══ EXTRACTED INFORMATION

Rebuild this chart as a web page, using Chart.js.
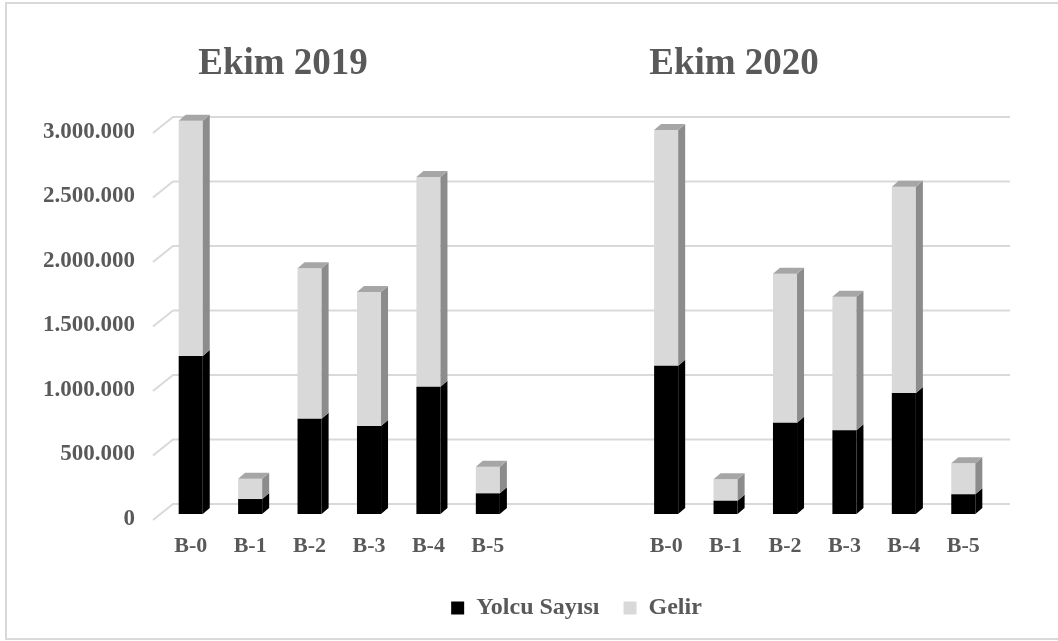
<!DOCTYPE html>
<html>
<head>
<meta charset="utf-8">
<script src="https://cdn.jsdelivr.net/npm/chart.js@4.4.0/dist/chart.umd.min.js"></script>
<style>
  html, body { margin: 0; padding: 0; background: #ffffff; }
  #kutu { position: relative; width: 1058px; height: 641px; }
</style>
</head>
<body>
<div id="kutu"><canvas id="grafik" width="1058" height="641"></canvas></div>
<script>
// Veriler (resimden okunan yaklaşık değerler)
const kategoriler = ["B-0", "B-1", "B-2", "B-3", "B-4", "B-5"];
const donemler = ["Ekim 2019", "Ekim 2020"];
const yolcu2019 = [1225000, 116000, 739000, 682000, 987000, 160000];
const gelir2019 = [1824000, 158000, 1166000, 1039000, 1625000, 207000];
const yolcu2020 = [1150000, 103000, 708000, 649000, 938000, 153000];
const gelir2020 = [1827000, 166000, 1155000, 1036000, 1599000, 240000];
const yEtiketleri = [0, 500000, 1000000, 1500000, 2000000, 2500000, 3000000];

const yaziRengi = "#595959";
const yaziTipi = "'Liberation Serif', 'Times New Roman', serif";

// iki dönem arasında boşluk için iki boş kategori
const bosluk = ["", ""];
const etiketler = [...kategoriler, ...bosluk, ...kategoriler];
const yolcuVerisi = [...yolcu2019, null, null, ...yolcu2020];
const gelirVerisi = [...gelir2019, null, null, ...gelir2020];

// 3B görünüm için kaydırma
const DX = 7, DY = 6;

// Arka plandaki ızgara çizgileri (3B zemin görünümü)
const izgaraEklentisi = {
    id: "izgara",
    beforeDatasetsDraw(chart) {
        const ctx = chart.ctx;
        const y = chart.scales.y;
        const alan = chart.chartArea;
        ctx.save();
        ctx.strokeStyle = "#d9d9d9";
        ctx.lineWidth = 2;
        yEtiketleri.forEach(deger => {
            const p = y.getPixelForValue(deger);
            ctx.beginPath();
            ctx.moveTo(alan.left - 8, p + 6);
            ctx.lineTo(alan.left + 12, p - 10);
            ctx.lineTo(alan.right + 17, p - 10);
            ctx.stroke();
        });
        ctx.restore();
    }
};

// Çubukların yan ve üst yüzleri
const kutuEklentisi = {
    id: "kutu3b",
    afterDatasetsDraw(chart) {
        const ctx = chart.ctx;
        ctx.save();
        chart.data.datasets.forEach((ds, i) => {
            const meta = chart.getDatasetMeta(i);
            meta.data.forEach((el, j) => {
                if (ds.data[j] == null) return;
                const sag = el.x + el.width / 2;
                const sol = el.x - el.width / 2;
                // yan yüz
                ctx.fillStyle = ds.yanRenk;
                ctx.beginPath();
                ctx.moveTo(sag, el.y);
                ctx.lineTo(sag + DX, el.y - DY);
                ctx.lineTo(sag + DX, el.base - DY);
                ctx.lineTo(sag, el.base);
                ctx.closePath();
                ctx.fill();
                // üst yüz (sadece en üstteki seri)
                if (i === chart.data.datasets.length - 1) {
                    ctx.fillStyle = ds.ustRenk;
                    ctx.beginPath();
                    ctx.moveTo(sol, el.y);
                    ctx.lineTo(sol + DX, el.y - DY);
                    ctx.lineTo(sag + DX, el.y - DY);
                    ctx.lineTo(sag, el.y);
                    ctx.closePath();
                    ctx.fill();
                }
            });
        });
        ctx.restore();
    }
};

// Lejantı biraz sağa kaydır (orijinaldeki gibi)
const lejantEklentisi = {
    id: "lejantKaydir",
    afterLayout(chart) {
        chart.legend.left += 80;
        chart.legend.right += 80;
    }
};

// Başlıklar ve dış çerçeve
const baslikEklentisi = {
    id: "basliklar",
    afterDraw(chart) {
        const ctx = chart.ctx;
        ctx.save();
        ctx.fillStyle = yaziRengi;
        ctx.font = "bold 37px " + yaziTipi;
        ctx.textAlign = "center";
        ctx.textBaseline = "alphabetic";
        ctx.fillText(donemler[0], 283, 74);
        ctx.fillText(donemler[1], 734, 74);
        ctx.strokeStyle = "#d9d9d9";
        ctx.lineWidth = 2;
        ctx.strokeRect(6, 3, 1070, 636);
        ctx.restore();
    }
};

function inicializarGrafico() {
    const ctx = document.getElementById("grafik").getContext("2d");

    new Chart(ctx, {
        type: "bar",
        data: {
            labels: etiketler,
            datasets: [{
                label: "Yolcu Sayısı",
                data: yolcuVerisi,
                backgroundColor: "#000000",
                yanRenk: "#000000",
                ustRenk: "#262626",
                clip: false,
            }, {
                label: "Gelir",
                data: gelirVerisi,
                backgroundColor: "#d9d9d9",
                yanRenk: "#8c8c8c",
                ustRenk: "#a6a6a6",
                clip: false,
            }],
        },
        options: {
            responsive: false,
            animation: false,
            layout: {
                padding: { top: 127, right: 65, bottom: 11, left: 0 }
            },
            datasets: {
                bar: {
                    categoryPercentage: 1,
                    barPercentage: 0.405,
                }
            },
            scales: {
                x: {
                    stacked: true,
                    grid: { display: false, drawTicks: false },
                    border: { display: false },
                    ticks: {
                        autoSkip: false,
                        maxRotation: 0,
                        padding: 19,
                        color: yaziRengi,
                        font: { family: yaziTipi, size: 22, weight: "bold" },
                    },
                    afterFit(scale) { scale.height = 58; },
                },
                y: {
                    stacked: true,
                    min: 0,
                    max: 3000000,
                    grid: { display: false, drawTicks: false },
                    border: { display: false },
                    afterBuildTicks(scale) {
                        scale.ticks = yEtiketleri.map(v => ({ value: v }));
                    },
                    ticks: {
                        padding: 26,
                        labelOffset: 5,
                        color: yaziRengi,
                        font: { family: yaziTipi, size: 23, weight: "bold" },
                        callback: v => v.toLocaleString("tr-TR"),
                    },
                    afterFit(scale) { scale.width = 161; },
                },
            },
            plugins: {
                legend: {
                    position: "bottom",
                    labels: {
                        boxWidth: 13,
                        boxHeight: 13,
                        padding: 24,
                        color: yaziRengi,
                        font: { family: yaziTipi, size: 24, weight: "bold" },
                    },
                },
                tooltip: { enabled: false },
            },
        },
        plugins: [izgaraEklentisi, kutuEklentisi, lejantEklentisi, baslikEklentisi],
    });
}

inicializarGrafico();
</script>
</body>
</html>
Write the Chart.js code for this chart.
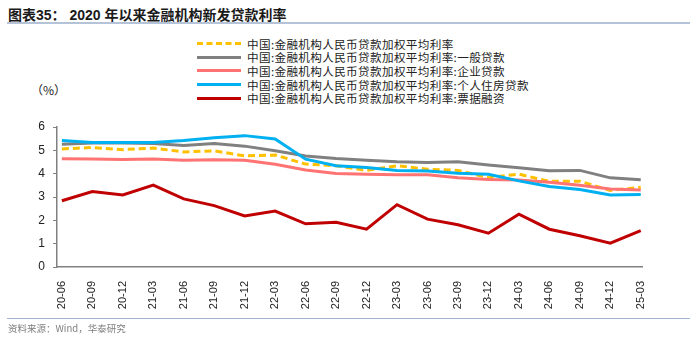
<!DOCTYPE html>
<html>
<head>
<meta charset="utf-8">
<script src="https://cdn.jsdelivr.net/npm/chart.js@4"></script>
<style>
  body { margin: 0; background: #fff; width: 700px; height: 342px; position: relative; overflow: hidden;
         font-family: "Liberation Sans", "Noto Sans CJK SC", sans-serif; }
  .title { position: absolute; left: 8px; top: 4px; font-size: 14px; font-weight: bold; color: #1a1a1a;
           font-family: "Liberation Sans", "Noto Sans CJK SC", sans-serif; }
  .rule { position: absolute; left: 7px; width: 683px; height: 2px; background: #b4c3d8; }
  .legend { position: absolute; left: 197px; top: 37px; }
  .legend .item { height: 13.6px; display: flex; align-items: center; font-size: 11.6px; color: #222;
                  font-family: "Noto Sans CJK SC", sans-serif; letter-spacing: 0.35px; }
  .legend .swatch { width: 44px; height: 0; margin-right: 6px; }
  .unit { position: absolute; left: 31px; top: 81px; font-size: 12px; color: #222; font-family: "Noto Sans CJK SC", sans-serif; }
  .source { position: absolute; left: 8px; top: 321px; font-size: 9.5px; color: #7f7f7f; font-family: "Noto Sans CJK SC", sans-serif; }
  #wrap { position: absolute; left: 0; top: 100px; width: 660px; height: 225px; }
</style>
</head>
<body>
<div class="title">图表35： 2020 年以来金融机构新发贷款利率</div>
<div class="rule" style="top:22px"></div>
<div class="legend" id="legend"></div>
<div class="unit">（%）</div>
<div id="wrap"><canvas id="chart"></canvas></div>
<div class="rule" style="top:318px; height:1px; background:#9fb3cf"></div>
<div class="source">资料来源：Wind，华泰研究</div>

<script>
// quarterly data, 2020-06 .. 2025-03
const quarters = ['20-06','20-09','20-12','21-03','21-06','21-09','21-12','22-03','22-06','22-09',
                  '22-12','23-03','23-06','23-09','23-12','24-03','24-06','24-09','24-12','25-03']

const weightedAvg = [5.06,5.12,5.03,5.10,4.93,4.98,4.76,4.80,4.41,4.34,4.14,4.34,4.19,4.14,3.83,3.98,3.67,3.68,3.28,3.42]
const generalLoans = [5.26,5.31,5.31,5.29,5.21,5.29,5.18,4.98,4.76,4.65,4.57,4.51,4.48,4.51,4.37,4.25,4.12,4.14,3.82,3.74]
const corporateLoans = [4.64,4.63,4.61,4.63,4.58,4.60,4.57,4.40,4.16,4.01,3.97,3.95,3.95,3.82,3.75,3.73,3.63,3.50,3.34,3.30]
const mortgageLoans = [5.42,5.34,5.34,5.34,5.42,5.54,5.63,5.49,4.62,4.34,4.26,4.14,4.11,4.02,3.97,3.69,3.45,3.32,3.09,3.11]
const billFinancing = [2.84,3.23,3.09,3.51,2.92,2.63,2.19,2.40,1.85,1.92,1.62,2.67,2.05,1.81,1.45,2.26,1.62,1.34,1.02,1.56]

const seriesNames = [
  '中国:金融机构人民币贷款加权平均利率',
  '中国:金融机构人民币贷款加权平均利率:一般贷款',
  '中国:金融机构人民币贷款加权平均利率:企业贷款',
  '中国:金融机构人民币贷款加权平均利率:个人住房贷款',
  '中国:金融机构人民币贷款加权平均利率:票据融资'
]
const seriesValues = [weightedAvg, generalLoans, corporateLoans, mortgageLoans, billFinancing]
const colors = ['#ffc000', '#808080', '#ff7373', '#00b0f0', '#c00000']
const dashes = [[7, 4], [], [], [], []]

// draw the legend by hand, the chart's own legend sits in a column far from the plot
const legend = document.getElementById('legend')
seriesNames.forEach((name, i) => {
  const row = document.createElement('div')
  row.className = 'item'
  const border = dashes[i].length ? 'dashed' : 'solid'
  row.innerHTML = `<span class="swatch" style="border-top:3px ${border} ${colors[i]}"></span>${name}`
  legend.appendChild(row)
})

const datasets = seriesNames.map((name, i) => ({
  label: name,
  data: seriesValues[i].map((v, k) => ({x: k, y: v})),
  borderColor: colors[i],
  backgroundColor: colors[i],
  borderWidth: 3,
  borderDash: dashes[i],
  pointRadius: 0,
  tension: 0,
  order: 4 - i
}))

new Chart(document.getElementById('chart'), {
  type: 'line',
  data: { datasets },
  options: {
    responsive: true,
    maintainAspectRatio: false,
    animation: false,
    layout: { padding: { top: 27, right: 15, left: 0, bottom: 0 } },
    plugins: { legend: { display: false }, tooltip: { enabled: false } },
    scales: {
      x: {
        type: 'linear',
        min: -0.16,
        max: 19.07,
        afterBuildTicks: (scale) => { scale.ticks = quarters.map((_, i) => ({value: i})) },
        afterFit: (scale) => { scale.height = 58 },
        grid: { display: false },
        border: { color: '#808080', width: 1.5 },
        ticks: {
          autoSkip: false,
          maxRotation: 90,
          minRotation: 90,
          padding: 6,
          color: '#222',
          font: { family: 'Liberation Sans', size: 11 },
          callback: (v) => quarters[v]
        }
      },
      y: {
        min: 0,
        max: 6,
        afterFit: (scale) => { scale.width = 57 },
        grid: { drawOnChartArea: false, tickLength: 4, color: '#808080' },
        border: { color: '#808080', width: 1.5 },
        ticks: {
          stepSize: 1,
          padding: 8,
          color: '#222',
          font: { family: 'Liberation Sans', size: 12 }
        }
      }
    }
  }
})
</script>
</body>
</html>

════

Work out how many lines of the listing above include "this". Answer with the number and nothing more.

2